Future Tense

Get Your Bitcoins at This Upcoming Civil Forfeiture Auction

Bitcoins are going up for auction.

Photo by George Frey/Getty Images

Instead of the usual sexy cars, speed boats, and designer handbags, an upcoming civil forfeiture auction might be selling off something you haven’t seen in a Martin Scorsese film: the cryptocurrency Bitcoin. United States District Judge J. Paul Oetken signed off on Wednesday on the forfeiture of 29,655 Bitcoins seized by the FBI from the server of the Silk Road. Available only on the anonymizing Tor network, the online marketplace, where people traded in illegal items such as drugs and firearms, was busted last year and the website closed down. It was a lucrative haul for the Feds: Those pieces of virtual gold are now worth approximately $28 million as of yesterday, up from $3.5 million when they were first seized. The U.S. government hasn’t quite figured out whether to treat the cryptocurrency as a commodity, a currency, or something entirely new. So it’s notable that Preet Bharara, the U.S. attorney for the Southern District of New York, did not consider Bitcoins to be an illegal asset.
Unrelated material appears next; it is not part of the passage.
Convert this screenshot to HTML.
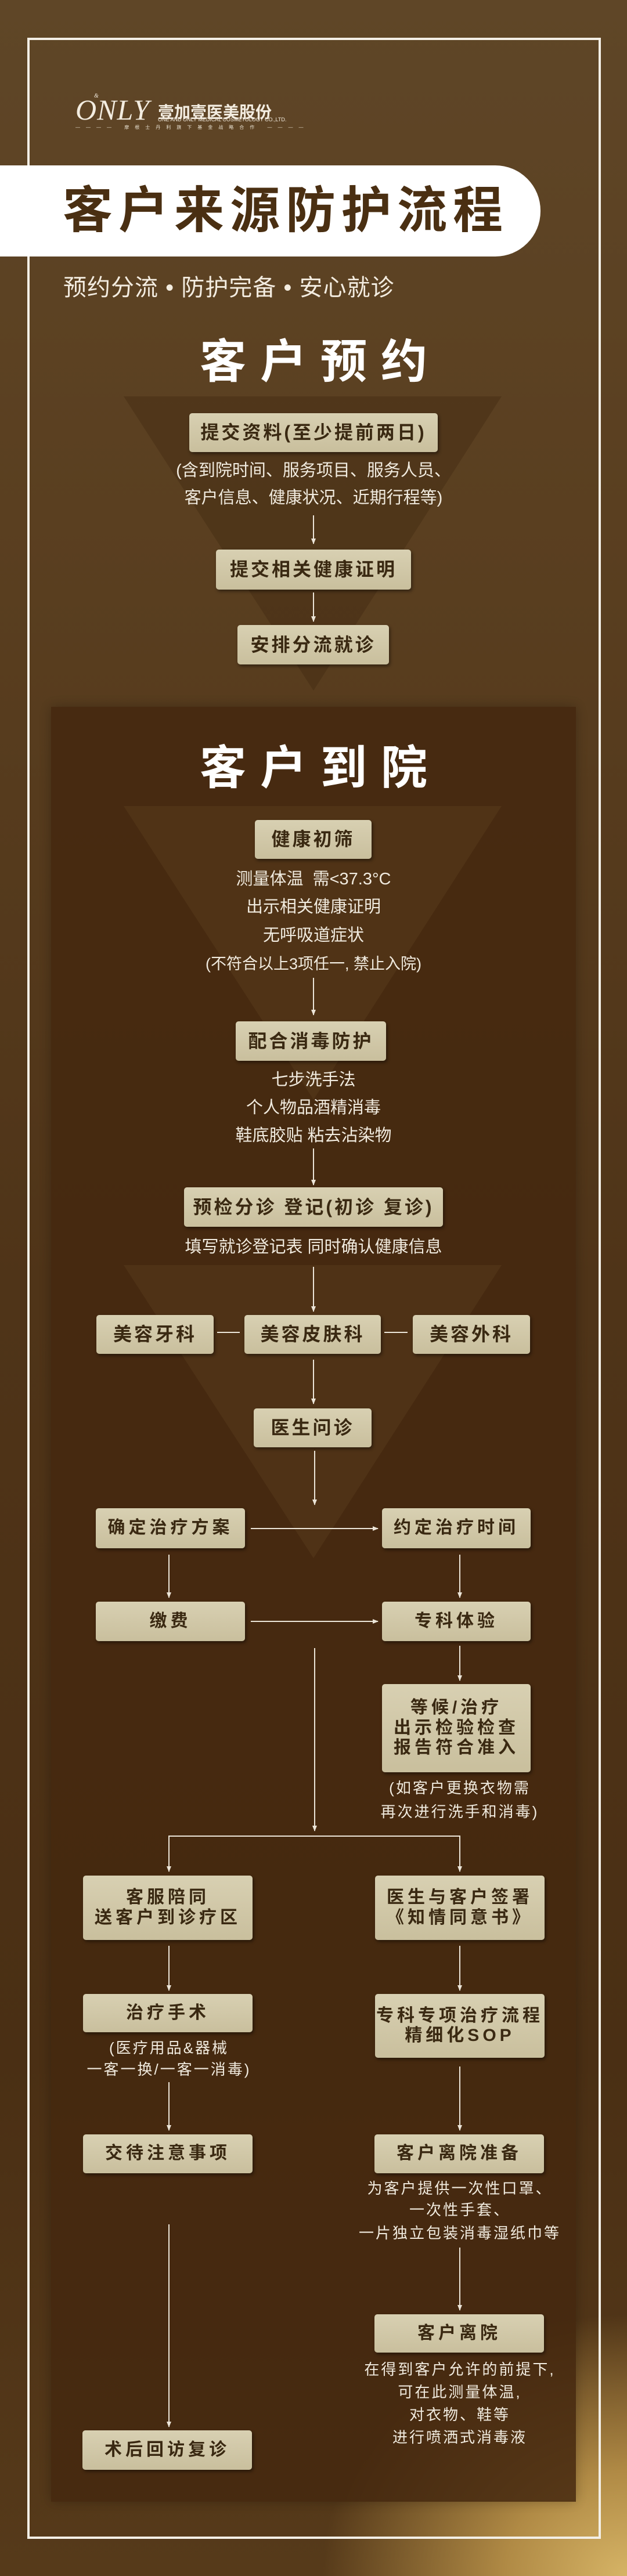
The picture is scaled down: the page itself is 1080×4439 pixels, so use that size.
<!DOCTYPE html>
<html><head><meta charset="utf-8">
<style>
*{margin:0;padding:0;box-sizing:border-box}
body{width:1080px;height:4439px;position:relative;overflow:hidden;font-family:"Liberation Sans","Noto Sans CJK SC",sans-serif;
background:radial-gradient(ellipse 700px 600px at 1080px 4439px,#d6b466 0%,#b08a45 30%,rgba(120,80,35,0) 75%),linear-gradient(180deg,#5f4627 0%,#5a3f20 20%,#4f3418 50%,#4a2f14 80%,#563a1a 100%);}
.abs{position:absolute}
.frame{position:absolute;left:47px;top:65px;width:988px;height:4310px;border:4px solid #f3efe6}
.panel{position:absolute;left:88px;top:1218px;width:904px;height:3093px;background:#45280f;opacity:.85;box-shadow:0 0 20px rgba(0,0,0,.3)}
.banner{position:absolute;left:0;top:285px;width:931px;height:157px;background:#fff;border-radius:0 78px 78px 0}
.title{position:absolute;left:0;top:285px;width:931px;height:157px;line-height:157px;padding-left:108px;font-size:86px;font-weight:bold;color:#4a2f12;letter-spacing:10px;white-space:nowrap}
.sub{position:absolute;left:109px;top:463px;font-size:40px;color:#f3ece0;white-space:nowrap;letter-spacing:1px}
.h{position:absolute;left:0;width:1080px;text-align:center;font-size:80px;font-weight:bold;color:#fff;letter-spacing:24px;padding-left:24px}
.box{position:absolute;background:linear-gradient(180deg,#d8d0b2,#c9bf9d);border-radius:5px;box-shadow:2px 3px 6px rgba(0,0,0,.45);display:flex;align-items:center;justify-content:center;text-align:center;color:#3a2912;font-weight:bold;font-size:32px;letter-spacing:4px;line-height:1.15}
.box.s{font-size:30px;letter-spacing:6px}
.t{position:absolute;text-align:center;color:#f1ebdf;font-size:29px;white-space:nowrap;line-height:1}
.t2{position:absolute;text-align:center;color:#f1ebdf;font-size:26px;letter-spacing:3px;white-space:nowrap;line-height:1}
</style></head><body>
<svg class="abs" style="left:0;top:0" width="1080" height="4439">
<polygon points="213,683 864,683 540,1190" fill="#3d250d" opacity=".35"/>
</svg>
<div class="panel"></div>
<svg class="abs" style="left:0;top:0" width="1080" height="4439">
<polygon points="213,1389 864,1389 540,1895" fill="#573a1c" opacity=".55"/>
<polygon points="213,2180 864,2180 540,2685" fill="#573a1c" opacity=".55"/>
</svg>
<div class="frame"></div>
<div class="abs" style="left:130px;top:164px;font-family:'Liberation Serif',serif;font-style:italic;font-size:50px;color:#f3ece0;letter-spacing:1px;line-height:1">ONLY</div>
<div class="abs" style="left:162px;top:160px;font-family:'Liberation Serif',serif;font-style:italic;font-size:10px;color:#f3ece0">&amp;</div>
<div class="abs" style="left:272px;top:172px;font-size:28px;font-weight:bold;color:#f3ece0;white-space:nowrap">壹加壹医美股份</div>
<div class="abs" style="left:272px;top:201px;font-size:9px;color:#f3ece0;white-space:nowrap">ONE AND ONLY MEDICAL COSMETOLOGY CO.,LTD.</div>
<div class="abs" style="left:130px;top:214px;font-size:8px;color:#e8e0d0;white-space:nowrap;letter-spacing:10px">———— 摩根士丹利旗下基金战略合作 ————</div>
<div class="banner"></div>
<div class="title">客户来源防护流程</div>
<div class="sub">预约分流 • 防护完备 • 安心就诊</div>
<div class="h" style="top:576px;line-height:96px">客户预约</div>
<div class="h" style="top:1276px;line-height:96px">客户到院</div>

<div class="box" style="left:326px;top:712px;width:428px;height:67px">提交资料(至少提前两日)</div>
<div class="t" style="left:0;width:1080px;top:797px">(含到院时间、服务项目、服务人员、</div>
<div class="t" style="left:0;width:1080px;top:844px">客户信息、健康状况、近期行程等)</div>
<div class="box" style="left:372px;top:947px;width:336px;height:69px">提交相关健康证明</div>
<div class="box" style="left:409px;top:1077px;width:261px;height:68px">安排分流就诊</div>

<div class="box" style="left:439px;top:1413px;width:201px;height:67px">健康初筛</div>
<div class="t" style="left:0;width:1080px;top:1501px">测量体温&nbsp; 需&lt;37.3°C</div>
<div class="t" style="left:0;width:1080px;top:1549px">出示相关健康证明</div>
<div class="t" style="left:0;width:1080px;top:1598px">无呼吸道症状</div>
<div class="t" style="left:0;width:1080px;top:1648px;font-size:27px">(不符合以上3项任一, 禁止入院)</div>
<div class="box" style="left:406px;top:1760px;width:259px;height:68px">配合消毒防护</div>
<div class="t" style="left:0;width:1080px;top:1847px">七步洗手法</div>
<div class="t" style="left:0;width:1080px;top:1895px">个人物品酒精消毒</div>
<div class="t" style="left:0;width:1080px;top:1943px">鞋底胶贴 粘去沾染物</div>
<div class="box" style="left:317px;top:2046px;width:446px;height:68px">预检分诊 登记(初诊 复诊)</div>
<div class="t" style="left:0;width:1080px;top:2135px">填写就诊登记表 同时确认健康信息</div>
<div class="box" style="left:166px;top:2266px;width:202px;height:67px">美容牙科</div>
<div class="box" style="left:421px;top:2266px;width:235px;height:67px">美容皮肤科</div>
<div class="box" style="left:711px;top:2266px;width:202px;height:67px">美容外科</div>
<div class="box" style="left:437px;top:2427px;width:203px;height:67px">医生问诊</div>

<div class="box s" style="left:165px;top:2599px;width:257px;height:69px">确定治疗方案</div>
<div class="box s" style="left:658px;top:2599px;width:256px;height:69px">约定治疗时间</div>
<div class="box s" style="left:165px;top:2760px;width:257px;height:68px">缴费</div>
<div class="box s" style="left:658px;top:2760px;width:256px;height:68px">专科体验</div>
<div class="box s" style="left:658px;top:2902px;width:256px;height:152px">等候/治疗<br>出示检验检查<br>报告符合准入</div>
<div class="t2" style="left:592px;width:400px;top:3068px">(如客户更换衣物需</div>
<div class="t2" style="left:592px;width:400px;top:3109px">再次进行洗手和消毒)</div>
<div class="box s" style="left:143px;top:3232px;width:292px;height:111px">客服陪同<br>送客户到诊疗区</div>
<div class="box s" style="left:646px;top:3232px;width:292px;height:111px">医生与客户签署<br>《知情同意书》</div>
<div class="box s" style="left:143px;top:3436px;width:292px;height:66px">治疗手术</div>
<div class="t2" style="left:89px;width:404px;top:3516px">(医疗用品&amp;器械</div>
<div class="t2" style="left:89px;width:404px;top:3553px">一客一换/一客一消毒)</div>
<div class="box s" style="left:646px;top:3436px;width:292px;height:110px">专科专项治疗流程<br>精细化SOP</div>
<div class="box s" style="left:143px;top:3678px;width:292px;height:67px">交待注意事项</div>
<div class="box s" style="left:645px;top:3678px;width:292px;height:67px">客户离院准备</div>
<div class="t2" style="left:592px;width:400px;top:3758px">为客户提供一次性口罩、</div>
<div class="t2" style="left:592px;width:400px;top:3795px">一次性手套、</div>
<div class="t2" style="left:572px;width:440px;top:3835px">一片独立包装消毒湿纸巾等</div>
<div class="box s" style="left:645px;top:3988px;width:292px;height:66px">客户离院</div>
<div class="t2" style="left:572px;width:440px;top:4070px">在得到客户允许的前提下,</div>
<div class="t2" style="left:592px;width:400px;top:4109px">可在此测量体温,</div>
<div class="t2" style="left:592px;width:400px;top:4148px">对衣物、鞋等</div>
<div class="t2" style="left:592px;width:400px;top:4187px">进行喷洒式消毒液</div>
<div class="box s" style="left:142px;top:4188px;width:292px;height:68px">术后回访复诊</div>

<svg class="abs" style="left:0;top:0" width="1080" height="4439">
<defs><marker id="a" markerWidth="10" markerHeight="10" refX="9" refY="5" orient="auto" markerUnits="userSpaceOnUse"><path d="M0,1 L10,5 L0,9 Z" fill="#ece5d8"/></marker></defs>
<g stroke="#ece5d8" stroke-width="2" fill="none" marker-end="url(#a)">
<line x1="540" y1="888" x2="540" y2="937"/>
<line x1="540" y1="1021" x2="540" y2="1071"/>
<line x1="540" y1="1685" x2="540" y2="1749"/>
<line x1="540" y1="1979" x2="540" y2="2042"/>
<line x1="540" y1="2183" x2="540" y2="2260"/>
<line x1="540" y1="2343" x2="540" y2="2419"/>
<line x1="542" y1="2500" x2="542" y2="2593"/>
<line x1="291" y1="2679" x2="291" y2="2753"/>
<line x1="792" y1="2679" x2="792" y2="2753"/>
<line x1="792" y1="2836" x2="792" y2="2896"/>
<line x1="542" y1="2840" x2="542" y2="3155"/>
<line x1="291" y1="3164" x2="291" y2="3225"/>
<line x1="792" y1="3164" x2="792" y2="3225"/>
<line x1="291" y1="3353" x2="291" y2="3430"/>
<line x1="792" y1="3353" x2="792" y2="3430"/>
<line x1="291" y1="3588" x2="291" y2="3671"/>
<line x1="792" y1="3561" x2="792" y2="3671"/>
<line x1="792" y1="3873" x2="792" y2="3981"/>
<line x1="291" y1="3833" x2="291" y2="4182"/>
<line x1="432" y1="2634" x2="651" y2="2634"/>
<line x1="432" y1="2794" x2="651" y2="2794"/>
</g>
<g stroke="#ece5d8" stroke-width="2">
<line x1="290" y1="3164" x2="793" y2="3164"/>
<line x1="374" y1="2296" x2="413" y2="2296"/>
<line x1="662" y1="2296" x2="702" y2="2296"/>
</g>
</svg>
</body></html>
Bharara said in a statement: “These Bitcoins were forfeited not because they are Bitcoins, but because they were, as the court found, the proceeds of crimes.” Given that the U.S. Treasury does not yet accept Bitcoin, how will the FBI get this payout into government coffers?  Jim Margolin, Manhattan U.S. Attorney Office spokesperson, told Kashmir Hill of Forbes, “We have not yet determined exactly how the Bitcoins will be converted and liquidated.” Hill speculated that the FBI would publically auction off the Bitcoins like it does most other criminal proceeds, especially given there’s no Bitcoin exchange in America that deals with this volume of the cryptocurrency. The Feds are also trying to get their hands on an additional 144,336 Bitcoins (currently worth more than $130 million) that were found on computer hardware belonging to the alleged head honcho of the Silk Road, Ross William Ulbricht, aka “Dread Pirate Roberts.”  After being arrested in the Glen Park branch of the San Francisco Public Library, the libertarian faces  conspiracy charges of narcotics trafficking, computer hacking, and money laundering. He and his lawyers are fighting the allegations and the civil forfeiture claim.